Cette communication propose d'explorer les parcours sociolinguistiques des locuteurs confrontés au sentiment d'insécurité linguistique, résultant des expériences de glottophobie, un concept développé par Philippe Blanchet, englobant des attitudes négatives envers certaines langues ou dialectes, ainsi que des politiques linguistiques discriminatoires, pouvant entraîner la stigmatisation sociale, la discrimination linguistique et la marginalisation des locuteurs de ces langues (Blanchet, 2016).
Notre étude, menée de 2018 à 2020 dans plusieurs communes aux confins des Alpes-Maritimes et des Alpes Ligures, deux régions montagneuses proches géographiquement mais divisées par des frontières nationales, offre une analyse comparative des dynamiques linguistiques et des enjeux de minorisation linguistique. Nous avons recueilli les témoignages de locuteurs des différentes langues locales, afin de comprendre leurs perceptions, expériences et défis liés à leur langue maternelle, sous l'angle des expériences de glottophobie vécues. Ces témoignages ont mis en lumière une marginalisation linguistique et culturelle exacerbée par le manque de reconnaissance officielle des langues et de leurs droits linguistiques, rejoignant ainsi les constats observés dans d'autres régions francophones et internationales (Calvet,1999, UNESCO, 2022).

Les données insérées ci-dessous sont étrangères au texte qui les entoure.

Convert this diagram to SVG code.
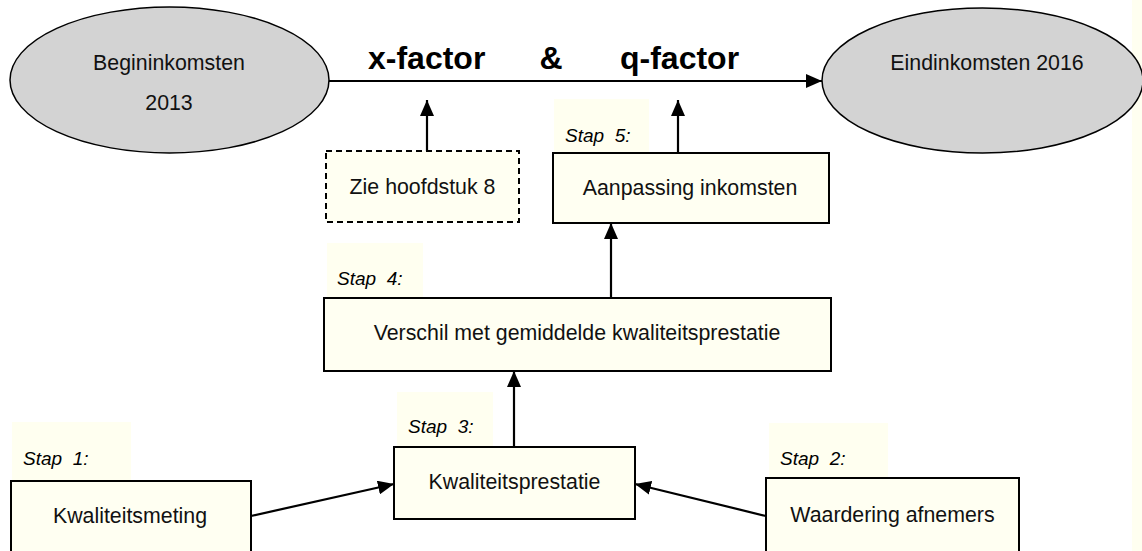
<svg xmlns="http://www.w3.org/2000/svg" width="1142" height="551" viewBox="0 0 1142 551">
<style>
  .ell { fill: #d3d3d3; stroke: #000; stroke-width: 1.5; }
  .box { fill: #fffff2; stroke: #000; stroke-width: 2; }
  .dash { fill: #fffff2; stroke: #000; stroke-width: 2; stroke-dasharray: 6 4; }
  .lbg { fill: #fffff0; }
  .t { font-family: "Liberation Sans", Arial, sans-serif; font-size: 21.33px; fill: #111; text-anchor: middle; }
  .b { font-family: "Liberation Sans", Arial, sans-serif; font-size: 32px; font-weight: bold; fill: #000; }
  .s { font-family: "Liberation Sans", Arial, sans-serif; font-size: 19px; font-style: italic; fill: #000; white-space: pre; }
  .c { stroke: #000; stroke-width: 2.2; fill: none; marker-end: url(#ah); }
</style>
<defs>
  <marker id="ah" markerUnits="userSpaceOnUse" markerWidth="16" markerHeight="14" viewBox="0 0 16 14" refX="16" refY="7" orient="auto">
    <path d="M0,0 L16,7 L0,14 z" fill="#000"/>
  </marker>
</defs>
<rect x="0" y="0" width="1142" height="551" fill="#fff"/>
<rect x="1132" y="0" width="10" height="551" fill="#fffff0"/>

<g id="connectors">
  <line class="c" x1="329" y1="81" x2="822" y2="81"/>
  <line class="c" x1="427" y1="151" x2="427" y2="100"/>
  <line class="c" x1="678" y1="153" x2="678" y2="100"/>
  <line class="c" x1="611" y1="298" x2="611" y2="223"/>
  <line class="c" x1="514" y1="447" x2="514" y2="371"/>
  <line class="c" x1="251" y1="516" x2="394" y2="484"/>
  <line class="c" x1="766" y1="516" x2="635" y2="484"/>
</g>

<g id="begin">
  <ellipse class="ell" cx="169.5" cy="80" rx="159.5" ry="73"/>
  <text class="t" x="169" y="70">Begininkomsten</text>
  <text class="t" x="169" y="110">2013</text>
</g>

<g id="eind">
  <ellipse class="ell" cx="982.5" cy="80.5" rx="160.5" ry="72.5"/>
  <text class="t" x="987" y="70">Eindinkomsten 2016</text>
</g>

<g id="factors">
  <text class="b" x="368" y="69">x-factor</text>
  <text class="b" x="551" y="69" text-anchor="middle">&amp;</text>
  <text class="b" x="620" y="69">q-factor</text>
</g>

<g id="hoofdstuk8">
  <rect class="dash" x="326" y="151" width="193" height="71"/>
  <text class="t" x="422.5" y="194">Zie hoofdstuk 8</text>
</g>

<g id="stap5">
  <rect class="lbg" x="554" y="99" width="95" height="54"/>
  <text class="s" x="565" y="142" xml:space="preserve">Stap  5:</text>
  <rect class="box" x="553" y="153" width="276" height="70"/>
  <text class="t" x="690" y="195">Aanpassing inkomsten</text>
</g>

<g id="stap4">
  <rect class="lbg" x="327" y="243" width="96" height="55"/>
  <text class="s" x="337" y="285" xml:space="preserve">Stap  4:</text>
  <rect class="box" x="324" y="298" width="507" height="73"/>
  <text class="t" x="577" y="340">Verschil met gemiddelde kwaliteitsprestatie</text>
</g>

<g id="stap3">
  <rect class="lbg" x="397" y="392" width="96" height="55"/>
  <text class="s" x="408" y="433" xml:space="preserve">Stap  3:</text>
  <rect class="box" x="394" y="447" width="241" height="72"/>
  <text class="t" x="514.5" y="489">Kwaliteitsprestatie</text>
</g>

<g id="stap1">
  <rect class="lbg" x="12" y="422" width="119" height="59"/>
  <text class="s" x="23" y="465" xml:space="preserve">Stap  1:</text>
  <rect class="box" x="11" y="481" width="240" height="80"/>
  <text class="t" x="130" y="523">Kwaliteitsmeting</text>
</g>

<g id="stap2">
  <rect class="lbg" x="769" y="423" width="119" height="55"/>
  <text class="s" x="780" y="465" xml:space="preserve">Stap  2:</text>
  <rect class="box" x="766" y="478" width="253" height="80"/>
  <text class="t" x="892.5" y="522">Waardering afnemers</text>
</g>
</svg>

Si la plupart des locuteurs ont exprimé un sentiment d'insécurité linguistique, résultant souvent de la stigmatisation sociale et des pressions pour s'aligner sur des normes linguistiques dominantes, les micro-agressions linguistiques sont plus fréquemment rapportées du côté français de la frontière, favorisant ainsi un environnement hostile à l'expression linguistique authentique (Blanchet & Clerc Conan, 2018, Chaupré-Berki, 2021).
Ces constats nous ont incités à analyser les facteurs socio-culturels, historiques et politiques qui alimentent la glottophobie et la marginalisation des langues locales. En France, la réactivation du Conseil national des langues et cultures régionales en 2022 témoigne d'une volonté politique de promouvoir la diversité linguistique, tandis que l'adoption de la Loi Molac en 2021 a suscité des tensions et des préoccupations quant aux droits humains des minorités linguistiques (Skutnabb-Kangas & Philipson, 2022). Cette dualité interpelle et rappelle l'urgence de sensibiliser à la diversité linguistique pour favoriser une coexistence harmonieuse des langues et des cultures (Ruiz, 2010).